In the material below, please retype the lines from the very first through the one with "const cy = 133, r = 18.5;", exactly and without pictures.

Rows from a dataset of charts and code
▶

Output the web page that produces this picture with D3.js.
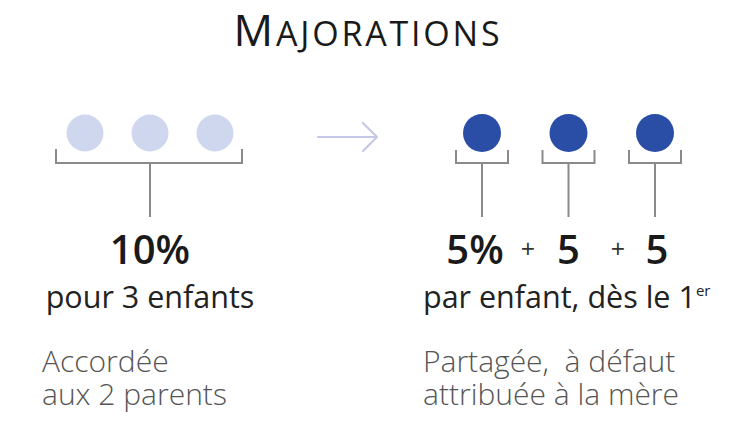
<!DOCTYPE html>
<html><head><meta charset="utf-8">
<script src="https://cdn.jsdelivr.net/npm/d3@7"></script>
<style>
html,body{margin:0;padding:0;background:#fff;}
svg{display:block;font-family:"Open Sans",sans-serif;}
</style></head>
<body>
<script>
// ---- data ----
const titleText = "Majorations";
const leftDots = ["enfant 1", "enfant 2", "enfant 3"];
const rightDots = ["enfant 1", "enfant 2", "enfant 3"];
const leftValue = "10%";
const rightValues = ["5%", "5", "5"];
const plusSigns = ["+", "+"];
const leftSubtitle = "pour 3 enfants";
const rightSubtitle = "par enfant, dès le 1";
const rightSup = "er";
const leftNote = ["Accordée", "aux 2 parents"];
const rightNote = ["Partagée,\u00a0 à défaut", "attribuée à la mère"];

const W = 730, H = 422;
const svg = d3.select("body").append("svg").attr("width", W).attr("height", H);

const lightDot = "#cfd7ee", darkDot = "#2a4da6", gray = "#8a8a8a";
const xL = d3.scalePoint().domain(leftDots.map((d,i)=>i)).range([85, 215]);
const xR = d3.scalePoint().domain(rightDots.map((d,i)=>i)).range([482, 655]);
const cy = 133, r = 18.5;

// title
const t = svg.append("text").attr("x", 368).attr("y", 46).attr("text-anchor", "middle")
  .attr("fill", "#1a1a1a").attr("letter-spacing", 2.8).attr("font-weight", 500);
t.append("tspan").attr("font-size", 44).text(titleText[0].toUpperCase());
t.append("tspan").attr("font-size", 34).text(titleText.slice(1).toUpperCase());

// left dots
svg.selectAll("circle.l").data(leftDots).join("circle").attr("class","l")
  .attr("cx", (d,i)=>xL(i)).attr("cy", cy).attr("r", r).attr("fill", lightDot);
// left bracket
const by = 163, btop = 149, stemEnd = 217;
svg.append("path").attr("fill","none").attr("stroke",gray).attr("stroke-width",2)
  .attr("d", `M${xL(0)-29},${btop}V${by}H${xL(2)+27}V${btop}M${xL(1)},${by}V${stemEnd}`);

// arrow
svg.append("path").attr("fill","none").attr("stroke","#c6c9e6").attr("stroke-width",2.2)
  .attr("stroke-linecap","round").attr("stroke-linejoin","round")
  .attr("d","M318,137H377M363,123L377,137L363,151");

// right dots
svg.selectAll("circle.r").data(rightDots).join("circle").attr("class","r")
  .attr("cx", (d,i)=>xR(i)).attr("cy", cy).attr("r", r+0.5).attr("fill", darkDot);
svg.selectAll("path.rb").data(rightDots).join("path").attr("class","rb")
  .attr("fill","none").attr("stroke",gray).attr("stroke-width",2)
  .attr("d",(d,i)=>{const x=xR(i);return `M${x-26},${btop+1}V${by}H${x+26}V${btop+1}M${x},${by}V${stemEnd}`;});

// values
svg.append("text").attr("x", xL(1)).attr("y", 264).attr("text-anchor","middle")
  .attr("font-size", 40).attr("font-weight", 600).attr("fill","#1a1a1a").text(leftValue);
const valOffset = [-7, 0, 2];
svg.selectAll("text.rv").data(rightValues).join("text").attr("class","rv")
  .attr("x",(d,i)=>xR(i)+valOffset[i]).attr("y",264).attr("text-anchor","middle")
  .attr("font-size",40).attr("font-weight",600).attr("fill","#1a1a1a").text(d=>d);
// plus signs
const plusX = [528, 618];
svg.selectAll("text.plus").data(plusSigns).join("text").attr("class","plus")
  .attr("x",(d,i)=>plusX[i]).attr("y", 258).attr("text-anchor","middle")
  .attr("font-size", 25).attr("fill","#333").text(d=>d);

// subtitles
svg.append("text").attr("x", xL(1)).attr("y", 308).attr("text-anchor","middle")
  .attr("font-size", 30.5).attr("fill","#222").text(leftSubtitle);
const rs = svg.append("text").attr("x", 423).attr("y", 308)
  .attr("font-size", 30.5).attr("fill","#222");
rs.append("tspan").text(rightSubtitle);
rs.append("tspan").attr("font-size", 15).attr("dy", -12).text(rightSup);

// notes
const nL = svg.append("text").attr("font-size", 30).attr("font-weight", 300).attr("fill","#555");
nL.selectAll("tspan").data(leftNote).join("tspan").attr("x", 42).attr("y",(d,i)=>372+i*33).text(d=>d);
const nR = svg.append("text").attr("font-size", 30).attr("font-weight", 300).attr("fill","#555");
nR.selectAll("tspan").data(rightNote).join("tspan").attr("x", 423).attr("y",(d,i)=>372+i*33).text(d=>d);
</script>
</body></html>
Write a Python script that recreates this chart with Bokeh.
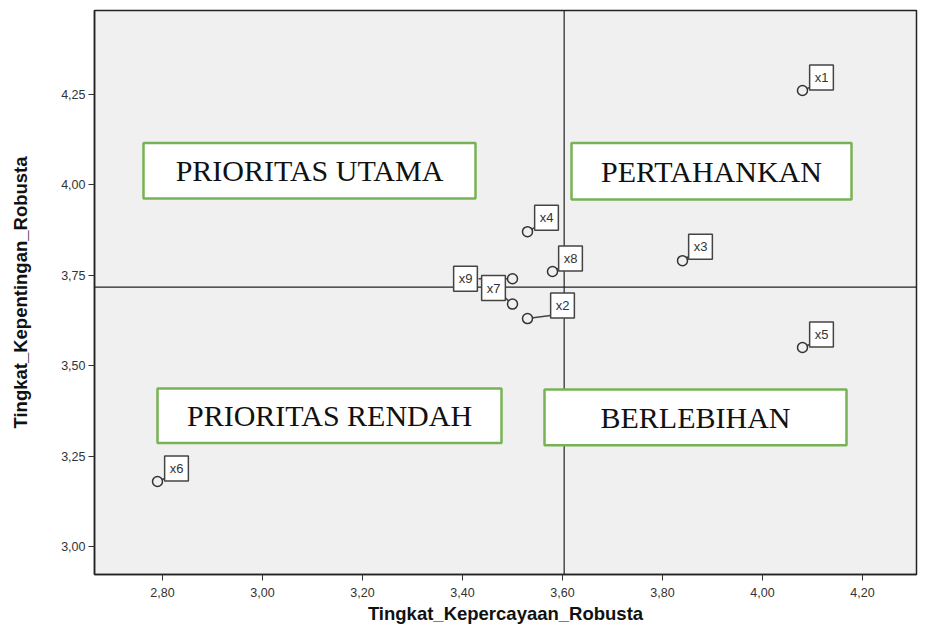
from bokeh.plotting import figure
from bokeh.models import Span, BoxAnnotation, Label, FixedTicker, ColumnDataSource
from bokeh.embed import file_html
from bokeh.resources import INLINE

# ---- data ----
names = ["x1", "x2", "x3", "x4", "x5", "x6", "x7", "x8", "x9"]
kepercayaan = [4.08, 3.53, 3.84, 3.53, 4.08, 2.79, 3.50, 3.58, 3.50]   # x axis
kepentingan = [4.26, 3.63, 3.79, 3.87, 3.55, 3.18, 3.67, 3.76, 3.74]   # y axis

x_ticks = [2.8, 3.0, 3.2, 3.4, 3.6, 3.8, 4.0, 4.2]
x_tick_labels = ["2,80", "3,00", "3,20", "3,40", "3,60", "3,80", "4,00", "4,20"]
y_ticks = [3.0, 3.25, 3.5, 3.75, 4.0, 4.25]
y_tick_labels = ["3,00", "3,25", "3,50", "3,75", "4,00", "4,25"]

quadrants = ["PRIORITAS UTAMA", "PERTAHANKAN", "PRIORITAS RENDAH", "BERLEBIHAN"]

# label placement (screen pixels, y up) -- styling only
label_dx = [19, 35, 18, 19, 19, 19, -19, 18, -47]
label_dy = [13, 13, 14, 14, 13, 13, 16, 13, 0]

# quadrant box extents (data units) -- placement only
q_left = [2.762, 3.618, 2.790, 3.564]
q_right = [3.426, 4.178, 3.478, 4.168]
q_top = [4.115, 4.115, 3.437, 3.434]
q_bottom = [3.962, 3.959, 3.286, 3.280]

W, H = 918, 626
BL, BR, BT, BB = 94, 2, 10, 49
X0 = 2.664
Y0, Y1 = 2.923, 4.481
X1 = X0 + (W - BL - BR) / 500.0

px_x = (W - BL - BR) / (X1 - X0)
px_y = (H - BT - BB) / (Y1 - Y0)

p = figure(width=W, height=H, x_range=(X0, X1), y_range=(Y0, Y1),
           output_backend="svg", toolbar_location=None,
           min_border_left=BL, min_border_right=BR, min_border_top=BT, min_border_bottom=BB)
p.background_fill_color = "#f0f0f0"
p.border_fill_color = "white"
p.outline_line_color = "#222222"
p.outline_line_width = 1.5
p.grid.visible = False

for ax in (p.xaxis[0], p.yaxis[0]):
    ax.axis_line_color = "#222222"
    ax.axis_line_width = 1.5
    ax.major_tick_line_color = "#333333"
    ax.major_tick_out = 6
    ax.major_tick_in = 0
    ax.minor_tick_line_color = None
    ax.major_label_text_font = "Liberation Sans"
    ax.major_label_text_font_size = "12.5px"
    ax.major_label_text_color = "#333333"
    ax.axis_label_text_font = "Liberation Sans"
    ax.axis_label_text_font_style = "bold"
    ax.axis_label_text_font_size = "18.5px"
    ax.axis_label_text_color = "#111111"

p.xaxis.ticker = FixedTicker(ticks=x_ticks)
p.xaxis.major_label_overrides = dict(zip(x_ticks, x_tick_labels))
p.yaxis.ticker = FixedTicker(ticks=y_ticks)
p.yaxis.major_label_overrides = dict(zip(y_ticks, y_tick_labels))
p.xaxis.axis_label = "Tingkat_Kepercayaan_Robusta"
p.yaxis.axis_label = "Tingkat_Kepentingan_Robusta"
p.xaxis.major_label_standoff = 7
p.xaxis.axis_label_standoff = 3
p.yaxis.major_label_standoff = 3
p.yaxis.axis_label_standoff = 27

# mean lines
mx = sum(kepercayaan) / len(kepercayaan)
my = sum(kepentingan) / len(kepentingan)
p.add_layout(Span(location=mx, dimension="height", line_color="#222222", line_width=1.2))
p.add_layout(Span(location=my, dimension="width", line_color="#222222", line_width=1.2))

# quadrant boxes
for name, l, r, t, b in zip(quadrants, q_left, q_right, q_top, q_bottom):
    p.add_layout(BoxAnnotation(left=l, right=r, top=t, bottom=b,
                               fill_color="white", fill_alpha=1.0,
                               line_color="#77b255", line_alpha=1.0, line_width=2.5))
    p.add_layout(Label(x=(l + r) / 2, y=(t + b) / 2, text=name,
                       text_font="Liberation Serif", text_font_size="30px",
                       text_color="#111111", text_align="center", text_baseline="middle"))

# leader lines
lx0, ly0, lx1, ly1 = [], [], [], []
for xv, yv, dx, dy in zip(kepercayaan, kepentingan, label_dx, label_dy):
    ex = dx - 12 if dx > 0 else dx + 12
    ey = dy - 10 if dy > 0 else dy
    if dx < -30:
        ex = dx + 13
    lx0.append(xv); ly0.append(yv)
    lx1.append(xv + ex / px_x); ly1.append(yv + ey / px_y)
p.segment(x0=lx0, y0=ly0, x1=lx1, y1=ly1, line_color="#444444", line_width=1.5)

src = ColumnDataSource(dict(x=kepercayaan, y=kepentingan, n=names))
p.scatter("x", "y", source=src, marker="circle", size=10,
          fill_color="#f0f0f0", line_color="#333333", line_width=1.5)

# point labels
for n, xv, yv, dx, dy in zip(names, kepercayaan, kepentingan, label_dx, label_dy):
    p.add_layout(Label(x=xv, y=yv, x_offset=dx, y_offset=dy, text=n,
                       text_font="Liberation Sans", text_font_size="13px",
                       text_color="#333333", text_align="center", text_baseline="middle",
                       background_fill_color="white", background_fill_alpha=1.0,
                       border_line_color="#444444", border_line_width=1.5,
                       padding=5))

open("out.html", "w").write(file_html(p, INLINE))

◀

EXERCISE RESULT:
Output the web page that produces this picture with D3.js.
<!DOCTYPE html>
<html><head><meta charset="utf-8">
<script src="https://cdn.jsdelivr.net/npm/d3@7"></script>
<style>
html,body{margin:0;padding:0;background:#fff;}
svg{display:block;font-family:"Open Sans",sans-serif;}
</style></head>
<body>
<script>
// ---- data ----
const titleText = "Majorations";
const leftDots = ["enfant 1", "enfant 2", "enfant 3"];
const rightDots = ["enfant 1", "enfant 2", "enfant 3"];
const leftValue = "10%";
const rightValues = ["5%", "5", "5"];
const plusSigns = ["+", "+"];
const leftSubtitle = "pour 3 enfants";
const rightSubtitle = "par enfant, dès le 1";
const rightSup = "er";
const leftNote = ["Accordée", "aux 2 parents"];
const rightNote = ["Partagée,\u00a0 à défaut", "attribuée à la mère"];

const W = 730, H = 422;
const svg = d3.select("body").append("svg").attr("width", W).attr("height", H);

const lightDot = "#cfd7ee", darkDot = "#2a4da6", gray = "#8a8a8a";
const xL = d3.scalePoint().domain(leftDots.map((d,i)=>i)).range([85, 215]);
const xR = d3.scalePoint().domain(rightDots.map((d,i)=>i)).range([482, 655]);
const cy = 133, r = 18.5;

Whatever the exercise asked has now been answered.